• [Exercise instructions]
Reproduce exactly the lines below from the one containing "Write a component" through the one containing "import * as", including both, and nothing else.

• [Exercise materials]
━━━━━━━━━━━━━━━━━━━━━━━━━━━━━━

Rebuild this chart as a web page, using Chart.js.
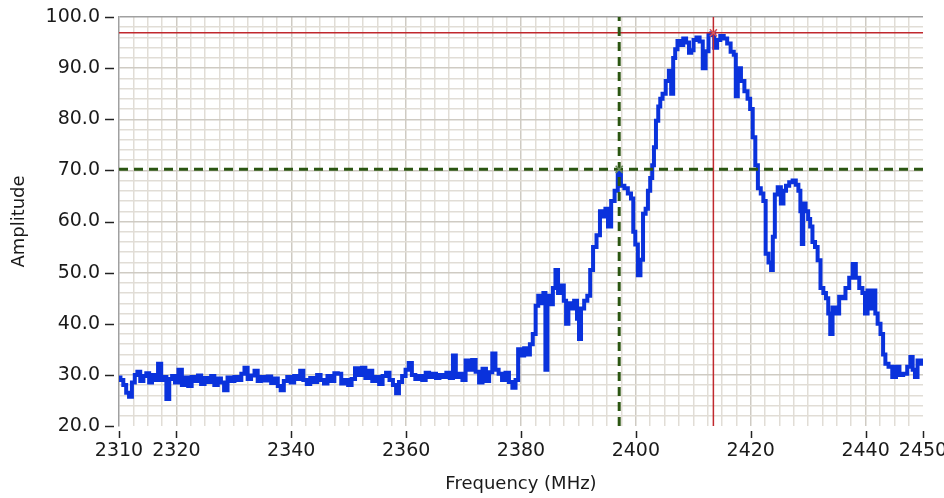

━━━━━━━━━━━━━━━━━━━━━━━━━━━━━━

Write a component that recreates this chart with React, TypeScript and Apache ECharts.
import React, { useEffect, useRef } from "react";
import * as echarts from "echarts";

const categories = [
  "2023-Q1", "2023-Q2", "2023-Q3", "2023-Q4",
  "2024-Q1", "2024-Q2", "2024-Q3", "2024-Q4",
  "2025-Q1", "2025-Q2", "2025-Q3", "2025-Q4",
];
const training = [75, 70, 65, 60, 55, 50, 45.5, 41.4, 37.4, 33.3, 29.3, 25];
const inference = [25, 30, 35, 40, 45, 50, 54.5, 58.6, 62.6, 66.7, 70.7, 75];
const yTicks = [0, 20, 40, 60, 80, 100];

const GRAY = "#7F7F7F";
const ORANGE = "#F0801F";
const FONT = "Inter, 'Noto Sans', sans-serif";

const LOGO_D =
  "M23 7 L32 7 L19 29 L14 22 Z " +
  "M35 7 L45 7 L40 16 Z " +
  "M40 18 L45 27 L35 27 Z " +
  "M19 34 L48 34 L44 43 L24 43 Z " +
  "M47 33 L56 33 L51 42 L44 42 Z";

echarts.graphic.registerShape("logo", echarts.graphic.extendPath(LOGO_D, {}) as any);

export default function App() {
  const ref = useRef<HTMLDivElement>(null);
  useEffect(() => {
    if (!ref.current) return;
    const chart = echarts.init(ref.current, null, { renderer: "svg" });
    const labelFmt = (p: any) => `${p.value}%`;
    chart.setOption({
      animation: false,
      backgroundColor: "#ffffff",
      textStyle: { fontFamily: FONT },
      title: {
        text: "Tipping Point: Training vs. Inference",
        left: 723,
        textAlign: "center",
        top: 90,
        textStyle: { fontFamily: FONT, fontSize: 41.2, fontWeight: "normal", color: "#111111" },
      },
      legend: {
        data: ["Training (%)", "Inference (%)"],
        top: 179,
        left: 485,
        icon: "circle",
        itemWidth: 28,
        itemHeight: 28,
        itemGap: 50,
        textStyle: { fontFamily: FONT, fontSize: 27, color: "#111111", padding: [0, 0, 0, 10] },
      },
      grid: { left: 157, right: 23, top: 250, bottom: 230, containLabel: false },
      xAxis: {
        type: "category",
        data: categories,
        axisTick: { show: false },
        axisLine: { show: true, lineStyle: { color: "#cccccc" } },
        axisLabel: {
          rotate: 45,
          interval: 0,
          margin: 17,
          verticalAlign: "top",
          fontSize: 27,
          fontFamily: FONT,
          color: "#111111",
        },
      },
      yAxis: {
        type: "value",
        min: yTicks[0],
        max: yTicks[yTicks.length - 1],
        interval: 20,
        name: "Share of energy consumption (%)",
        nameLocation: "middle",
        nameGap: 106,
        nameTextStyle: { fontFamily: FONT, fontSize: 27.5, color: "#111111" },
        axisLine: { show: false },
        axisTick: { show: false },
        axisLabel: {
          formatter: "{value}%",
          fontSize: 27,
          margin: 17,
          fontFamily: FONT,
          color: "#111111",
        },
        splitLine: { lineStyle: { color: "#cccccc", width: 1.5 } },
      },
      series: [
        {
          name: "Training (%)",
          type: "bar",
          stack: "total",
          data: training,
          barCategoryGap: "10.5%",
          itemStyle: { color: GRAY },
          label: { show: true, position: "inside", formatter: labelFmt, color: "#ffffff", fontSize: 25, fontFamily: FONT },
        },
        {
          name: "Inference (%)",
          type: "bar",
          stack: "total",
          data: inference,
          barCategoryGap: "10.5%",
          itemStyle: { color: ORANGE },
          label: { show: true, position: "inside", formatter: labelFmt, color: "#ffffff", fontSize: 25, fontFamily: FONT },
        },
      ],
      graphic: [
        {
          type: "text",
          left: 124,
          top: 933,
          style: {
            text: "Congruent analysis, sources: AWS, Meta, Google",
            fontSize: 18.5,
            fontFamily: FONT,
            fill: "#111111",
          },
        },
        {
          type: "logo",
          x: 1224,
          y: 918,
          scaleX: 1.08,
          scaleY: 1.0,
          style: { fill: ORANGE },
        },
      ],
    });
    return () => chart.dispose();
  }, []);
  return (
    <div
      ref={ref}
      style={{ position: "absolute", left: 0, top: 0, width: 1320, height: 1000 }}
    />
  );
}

━━━━━━━━━━━━━━━━━━━━━━━━━━━━━━

• [Solved problem]
Write a component that recreates this chart with React, TypeScript and Apache ECharts.
import React, { useEffect, useRef } from "react";
import * as echarts from "echarts";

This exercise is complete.